[Items from a data source]
+ + + +
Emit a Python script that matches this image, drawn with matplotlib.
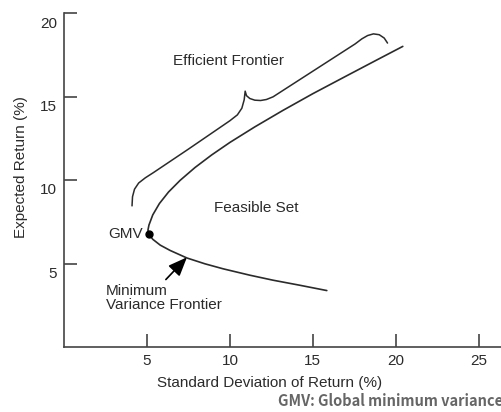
import matplotlib
matplotlib.use("Agg")
import matplotlib.pyplot as plt
from matplotlib.transforms import ScaledTranslation

plt.rcParams['font.family'] = ['Liberation Sans', 'DejaVu Sans']

# Minimum variance frontier (std dev %, expected return %)
frontier_sd = [20.42, 18.8, 17.0, 15.0, 13.2, 11.5, 10.0, 8.9, 7.9, 7.0, 6.3, 5.75, 5.35,
               5.12, 5.06, 5.12, 5.35, 5.8, 6.4, 7.41, 8.5, 9.6, 11.2, 12.6, 14.2, 15.84]
frontier_ret = [18.0, 17.16, 16.22, 15.17, 14.17, 13.18, 12.25, 11.5, 10.75, 9.98, 9.28, 8.59, 7.91,
                7.3, 7.0, 6.75, 6.45, 6.1, 5.78, 5.33, 4.98, 4.68, 4.3, 4.0, 3.7, 3.38]

# Curly brace marking the efficient frontier
brace_sd = [4.10, 4.13, 4.25, 4.5, 4.9, 5.4, 7.5, 10.0, 10.45, 10.72, 10.86, 10.92,
            11.0, 11.2, 11.5, 11.85, 12.2, 12.6, 17.55, 17.95, 18.3, 18.65, 19.0, 19.3, 19.5]
brace_ret = [8.45, 9.0, 9.45, 9.82, 10.13, 10.45, 11.85, 13.55, 13.9, 14.3, 14.8, 15.32,
             15.05, 14.88, 14.78, 14.76, 14.82, 14.98, 18.15, 18.45, 18.65, 18.75, 18.7, 18.5, 18.2]

gmv_sd, gmv_ret = 5.12, 6.75

x_ticks = [5, 10, 15, 20, 25]
y_ticks = [5, 10, 15, 20]

ink = '#2b2b2b'

fig = plt.figure(figsize=(5.02, 4.12), dpi=100)
ax = fig.add_axes([64/502, 1-347/412, 1-64/502, (347-13)/412])
ax.set_xlim(0, 26.4)
ax.set_ylim(0, 20)

ax.plot(frontier_sd, frontier_ret, color=ink, lw=1.2, solid_capstyle='round', solid_joinstyle='round')
ax.plot(brace_sd, brace_ret, color=ink, lw=1.1, solid_capstyle='round', solid_joinstyle='round')
ax.plot([gmv_sd], [gmv_ret], 'o', color='black', ms=5)

ax.spines['top'].set_visible(False)
ax.spines['right'].set_visible(False)
for s in ['left', 'bottom']:
    ax.spines[s].set_color('#444444')
    ax.spines[s].set_linewidth(1.2)

ax.set_xticks(x_ticks)
ax.set_yticks(y_ticks)
ax.tick_params(direction='in', length=9.5, width=1.2, color='#444444',
               labelsize=11, labelcolor=ink, pad=5)

off = ScaledTranslation(0, -9/100, fig.dpi_scale_trans)
for lab in ax.get_yticklabels():
    lab.set_transform(lab.get_transform() + off)

ax.text(9.94, 17.14, 'Efficient Frontier', ha='center', va='center', fontsize=11, color=ink)
ax.text(11.57, 8.3, 'Feasible Set', ha='center', va='center', fontsize=11, color=ink)
ax.text(4.76, 6.75, 'GMV', ha='right', va='center', fontsize=11, color=ink)
ax.text(2.53, 3.8, 'Minimum\nVariance Frontier', ha='left', va='top', fontsize=11,
        color=ink, linespacing=1.05)

ax.annotate('', xy=(7.41, 5.37), xytext=(6.14, 4.04),
            arrowprops=dict(arrowstyle='-|>,head_length=1.15,head_width=0.47', color='black',
                            lw=1.2, shrinkA=0, shrinkB=0))

fig.text(270/502, 1-383/412, 'Standard Deviation of Return (%)', ha='center', va='center',
         fontsize=11, color=ink)
fig.text(21/502, 1-167/412, 'Expected Return (%)', ha='center', va='center',
         rotation=90, fontsize=11, color=ink)
fig.text(278/502, 1-401/412, 'GMV: Global minimum variance', ha='left', va='center',
         fontsize=10.5, color='#666666', family=['Noto Sans CJK SC', 'DejaVu Sans'],
         weight='bold')

fig.savefig('out.png', dpi=100)
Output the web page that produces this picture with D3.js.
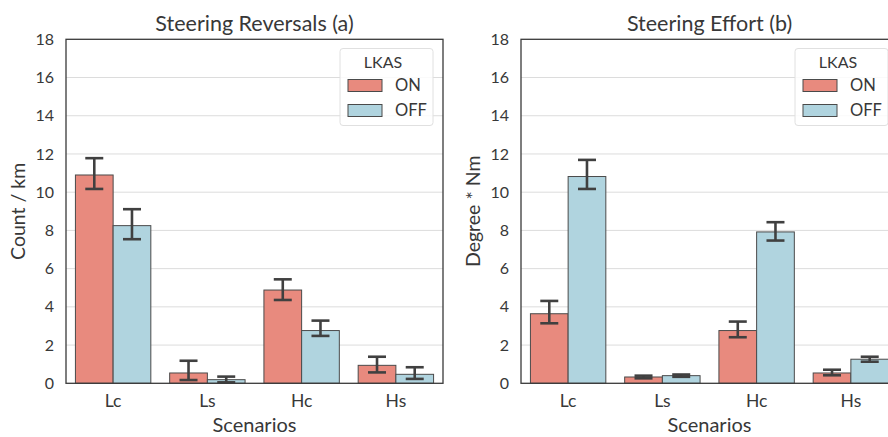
<!DOCTYPE html>
<html>
<head>
<meta charset="utf-8">
<script src="https://cdn.jsdelivr.net/npm/d3@7"></script>
<style>
  body { margin: 0; background: #fff; }
  text { font-family: Lato, "Open Sans", sans-serif; fill: #383838; }
</style>
</head>
<body>
<div id="chart"></div>
<script>
// data
const scenarios = ["Lc", "Ls", "Hc", "Hs"]
const lkas = ["ON", "OFF"]

const reversalsOn = [10.9, 0.54, 4.88, 0.94]
const reversalsOnLo = [10.17, 0.17, 4.36, 0.57]
const reversalsOnHi = [11.78, 1.18, 5.44, 1.39]
const reversalsOff = [8.25, 0.19, 2.76, 0.47]
const reversalsOffLo = [7.54, 0.05, 2.48, 0.23]
const reversalsOffHi = [9.11, 0.35, 3.28, 0.84]

const effortOn = [3.64, 0.33, 2.76, 0.54]
const effortOnLo = [3.14, 0.26, 2.41, 0.42]
const effortOnHi = [4.31, 0.40, 3.23, 0.71]
const effortOff = [10.82, 0.40, 7.92, 1.26]
const effortOffLo = [10.17, 0.34, 7.47, 1.13]
const effortOffHi = [11.69, 0.46, 8.43, 1.39]

const yTicks = [0, 2, 4, 6, 8, 10, 12, 14, 16, 18]

const panels = [
  { title: "Steering Reversals (a)", ylabel: "Count / km", left: 66,
    series: [
      { key: "ON", vals: reversalsOn, lo: reversalsOnLo, hi: reversalsOnHi },
      { key: "OFF", vals: reversalsOff, lo: reversalsOffLo, hi: reversalsOffHi } ] },
  { title: "Steering Effort (b)", ylabel: "Degree * Nm", left: 521,
    series: [
      { key: "ON", vals: effortOn, lo: effortOnLo, hi: effortOnHi },
      { key: "OFF", vals: effortOff, lo: effortOffLo, hi: effortOffHi } ] }
]

const color = d3.scaleOrdinal().domain(lkas).range(["#e88a7e", "#b0d4df"])

const width = 888, height = 437
const plotW = 377, plotTop = 39.3, plotBottom = 383.3

const svg = d3.select("#chart").append("svg")
    .attr("width", width)
    .attr("height", height)

const y = d3.scaleLinear().domain([0, 18]).range([plotBottom, plotTop])

panels.forEach(p => {
  const g = svg.append("g")

  const x = d3.scaleBand().domain(scenarios)
      .range([p.left, p.left + plotW]).paddingInner(0.2).paddingOuter(0.1)
  const xSub = d3.scaleBand().domain(lkas).range([0, x.bandwidth()])
  const xCat = d3.scaleBand().domain(scenarios).range([p.left, p.left + plotW])

  // grid
  g.selectAll(".grid").data(yTicks.slice(1, -1))
    .join("line")
      .attr("x1", p.left).attr("x2", p.left + plotW)
      .attr("y1", d => y(d)).attr("y2", d => y(d))
      .attr("stroke", "#dcdcdc").attr("stroke-width", 1)

  // bars
  p.series.forEach(s => {
    const rows = scenarios.map((c, i) => ({ c, v: s.vals[i], lo: s.lo[i], hi: s.hi[i] }))
    g.selectAll(".bar-" + s.key).data(rows)
      .join("rect")
        .attr("x", d => x(d.c) + xSub(s.key))
        .attr("y", d => y(d.v))
        .attr("width", xSub.bandwidth())
        .attr("height", d => y(0) - y(d.v))
        .attr("fill", color(s.key))
        .attr("stroke", "#4a4a4a")
        .attr("stroke-width", 1)

    // error bars
    const cx = d => x(d.c) + xSub(s.key) + xSub.bandwidth() / 2
    const eb = g.append("g").attr("stroke", "#404040").attr("stroke-width", 2.6)
    eb.selectAll(".v").data(rows).join("line")
      .attr("x1", cx).attr("x2", cx)
      .attr("y1", d => y(d.lo)).attr("y2", d => y(d.hi))
    eb.selectAll(".capHi").data(rows).join("line")
      .attr("x1", d => cx(d) - 9).attr("x2", d => cx(d) + 9)
      .attr("y1", d => y(d.hi)).attr("y2", d => y(d.hi))
    eb.selectAll(".capLo").data(rows).join("line")
      .attr("x1", d => cx(d) - 9).attr("x2", d => cx(d) + 9)
      .attr("y1", d => y(d.lo)).attr("y2", d => y(d.lo))
  })

  // frame
  g.append("rect")
    .attr("x", p.left).attr("y", plotTop)
    .attr("width", plotW).attr("height", plotBottom - plotTop)
    .attr("fill", "none").attr("stroke", "#3a3a3a").attr("stroke-width", 1.3)

  // y ticks
  g.selectAll(".ytick").data(yTicks)
    .join("text")
      .attr("x", p.left - 12)
      .attr("y", d => y(d))
      .attr("dy", "0.35em")
      .attr("text-anchor", "end")
      .attr("font-size", 16)
      .text(d => d)

  // x ticks
  g.selectAll(".xtick").data(scenarios)
    .join("text")
      .attr("x", d => xCat(d) + xCat.bandwidth() / 2)
      .attr("y", 407)
      .attr("text-anchor", "middle")
      .attr("font-size", 17.5)
      .text(d => d)

  // labels
  g.append("text")
    .attr("x", p.left + plotW / 2).attr("y", 432)
    .attr("text-anchor", "middle").attr("font-size", 20)
    .text("Scenarios")

  g.append("text")
    .attr("transform", `translate(${p.left - 41},${(plotTop + plotBottom) / 2}) rotate(-90)`)
    .attr("text-anchor", "middle").attr("font-size", 19.5)
    .text(p.ylabel)

  g.append("text")
    .attr("x", p.left + plotW / 2).attr("y", 31)
    .attr("text-anchor", "middle").attr("font-size", 21.5)
    .text(p.title)

  // legend
  const lg = g.append("g").attr("transform", `translate(${p.left + 274},48.5)`)
  lg.append("rect")
    .attr("width", 93).attr("height", 77).attr("rx", 3)
    .attr("fill", "rgba(255,255,255,0.85)")
    .attr("stroke", "#e0e0e0")
  lg.append("text")
    .attr("x", 43).attr("y", 19)
    .attr("text-anchor", "middle").attr("font-size", 16)
    .text("LKAS")
  lkas.forEach((k, i) => {
    lg.append("rect")
      .attr("x", 8).attr("y", 31 + i * 25)
      .attr("width", 34).attr("height", 12)
      .attr("fill", color(k)).attr("stroke", "#4a4a4a")
    lg.append("text")
      .attr("x", 55).attr("y", 42 + i * 25)
      .attr("font-size", 16.5)
      .text(k)
  })
})
</script>
</body>
</html>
+ + + +
Please transcribe, word for word, every line from the first line of the records above through the line containing "labelsize=11, labelcolor=ink, pad=5)", and leave out any pictures.

Emit a Python script that matches this image, drawn with matplotlib.
import matplotlib
matplotlib.use("Agg")
import matplotlib.pyplot as plt
from matplotlib.transforms import ScaledTranslation

plt.rcParams['font.family'] = ['Liberation Sans', 'DejaVu Sans']

# Minimum variance frontier (std dev %, expected return %)
frontier_sd = [20.42, 18.8, 17.0, 15.0, 13.2, 11.5, 10.0, 8.9, 7.9, 7.0, 6.3, 5.75, 5.35,
               5.12, 5.06, 5.12, 5.35, 5.8, 6.4, 7.41, 8.5, 9.6, 11.2, 12.6, 14.2, 15.84]
frontier_ret = [18.0, 17.16, 16.22, 15.17, 14.17, 13.18, 12.25, 11.5, 10.75, 9.98, 9.28, 8.59, 7.91,
                7.3, 7.0, 6.75, 6.45, 6.1, 5.78, 5.33, 4.98, 4.68, 4.3, 4.0, 3.7, 3.38]

# Curly brace marking the efficient frontier
brace_sd = [4.10, 4.13, 4.25, 4.5, 4.9, 5.4, 7.5, 10.0, 10.45, 10.72, 10.86, 10.92,
            11.0, 11.2, 11.5, 11.85, 12.2, 12.6, 17.55, 17.95, 18.3, 18.65, 19.0, 19.3, 19.5]
brace_ret = [8.45, 9.0, 9.45, 9.82, 10.13, 10.45, 11.85, 13.55, 13.9, 14.3, 14.8, 15.32,
             15.05, 14.88, 14.78, 14.76, 14.82, 14.98, 18.15, 18.45, 18.65, 18.75, 18.7, 18.5, 18.2]

gmv_sd, gmv_ret = 5.12, 6.75

x_ticks = [5, 10, 15, 20, 25]
y_ticks = [5, 10, 15, 20]

ink = '#2b2b2b'

fig = plt.figure(figsize=(5.02, 4.12), dpi=100)
ax = fig.add_axes([64/502, 1-347/412, 1-64/502, (347-13)/412])
ax.set_xlim(0, 26.4)
ax.set_ylim(0, 20)

ax.plot(frontier_sd, frontier_ret, color=ink, lw=1.2, solid_capstyle='round', solid_joinstyle='round')
ax.plot(brace_sd, brace_ret, color=ink, lw=1.1, solid_capstyle='round', solid_joinstyle='round')
ax.plot([gmv_sd], [gmv_ret], 'o', color='black', ms=5)

ax.spines['top'].set_visible(False)
ax.spines['right'].set_visible(False)
for s in ['left', 'bottom']:
    ax.spines[s].set_color('#444444')
    ax.spines[s].set_linewidth(1.2)

ax.set_xticks(x_ticks)
ax.set_yticks(y_ticks)
ax.tick_params(direction='in', length=9.5, width=1.2, color='#444444',
               labelsize=11, labelcolor=ink, pad=5)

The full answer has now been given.